In the forthcoming edition of the Cato Handbook on Policy, I argue that Congress should launch a broad investigation of executive branch surveillance abuses modeled on the Church Committee. Only by uncovering the full extent of domestic surveillance activities in the past can we craft sensible safeguards to make sure that abuses cannot happen again. I think there are three crucial factors in making a new Church Committee a success. First, it needs to be bipartisan. That is, it can’t focus merely on the misdeeds of the Bush administration. I recommend starting where the Church Committee left off and including the activities of the NSA, CIA, and FBI under presidents Carter, Reagan, Bush 41, Clinton, and Bush 43. If done right, this would be more than a fig leaf. Bill Clinton was hardly a doctrinaire civil libertarian, and so investigation might uncover real abuses that occurred under Clinton’s watch.

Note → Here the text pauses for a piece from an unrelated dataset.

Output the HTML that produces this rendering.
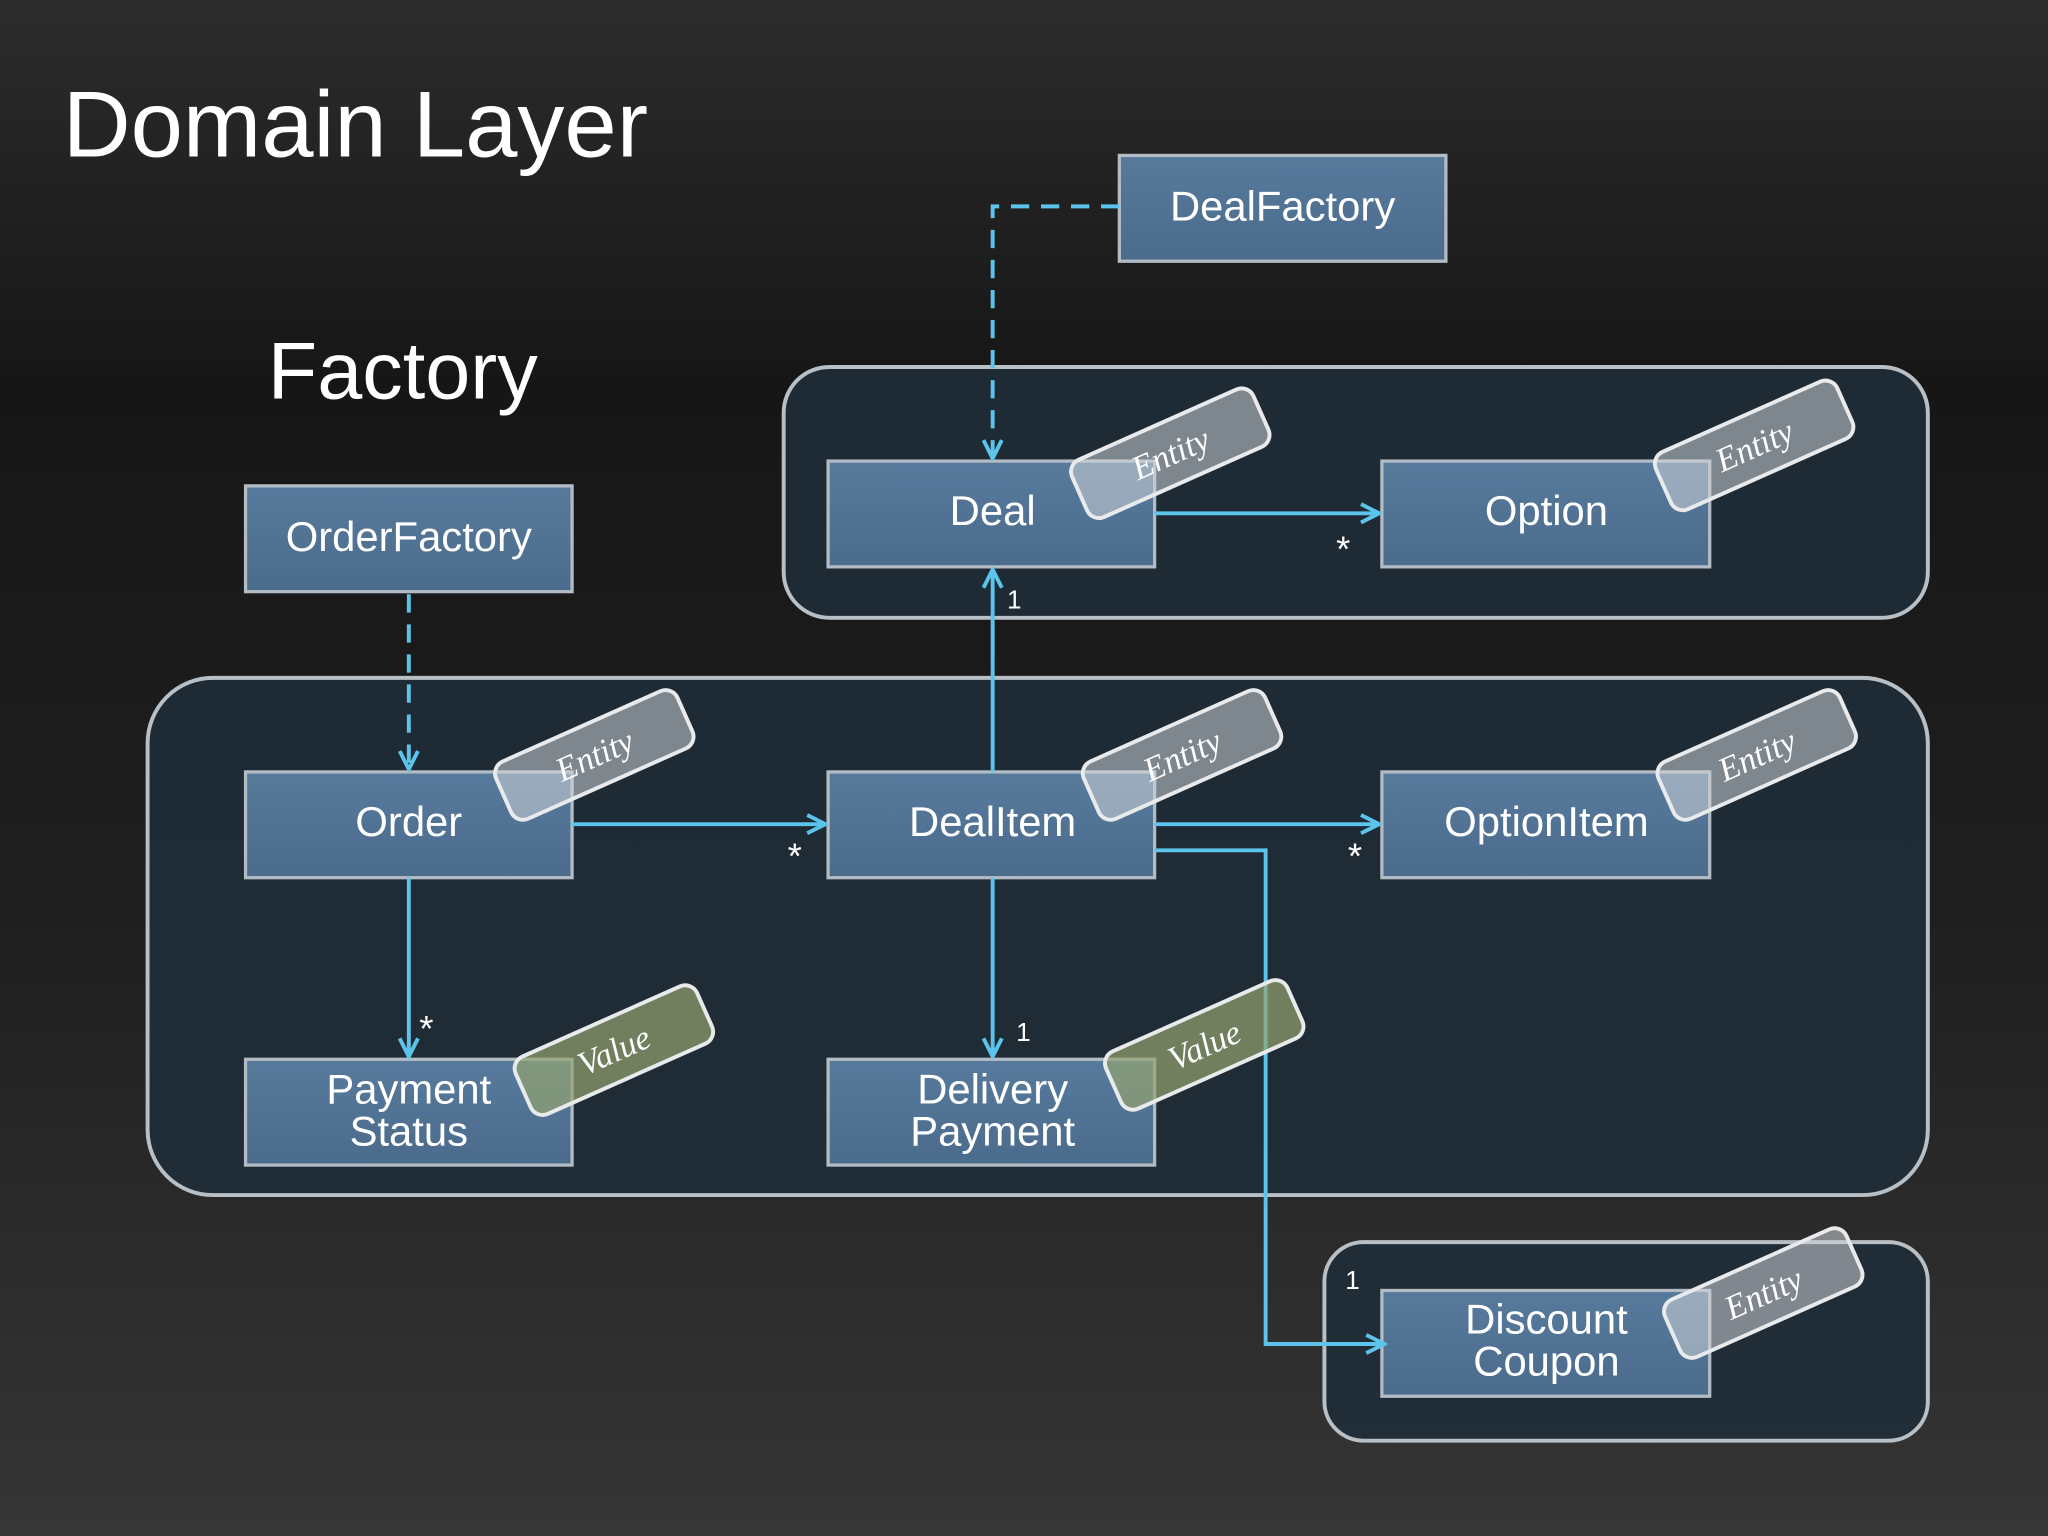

Second, it’s important that as much of the results as possible be made public. The lasting impact of the Church Committee was largely due to the sheer quantity of illegal activities it uncovered. If the Church Committee had only released information about the most egregious violations of the law, advocates of executive power might have been able to spin them as the work of a few bad apples. But because the Church Committee documented a pattern of law breaking involving dozens of people over the course of decades, under Democratic and Republican presidents alike, it became clear that there were systematic problems requiring systematic reforms. The passage of the original FISA Act was one of the most important results of the Church Committee report.

Of course, partisans for the recently-departed Bush administration will paint any effort by Congress to expose these secret programs as a partisan witchhunt that will aid the enemy. And obviously, Congress should be careful not to reveal details that could derail ongoing terrorist investigations or put undercover agents at risk, and the like. But there’s plenty of work Congress could do that is plainly neither a partisan witchhunt nor a danger to national security. The information the Electronic Frontier Foundation has uncovered regarding cooperation between telecom companies and the government would be a good place to start. Maybe Congress will find nothing improper happened there, but it’s important for the public to know what did happen so we can decide for ourselves.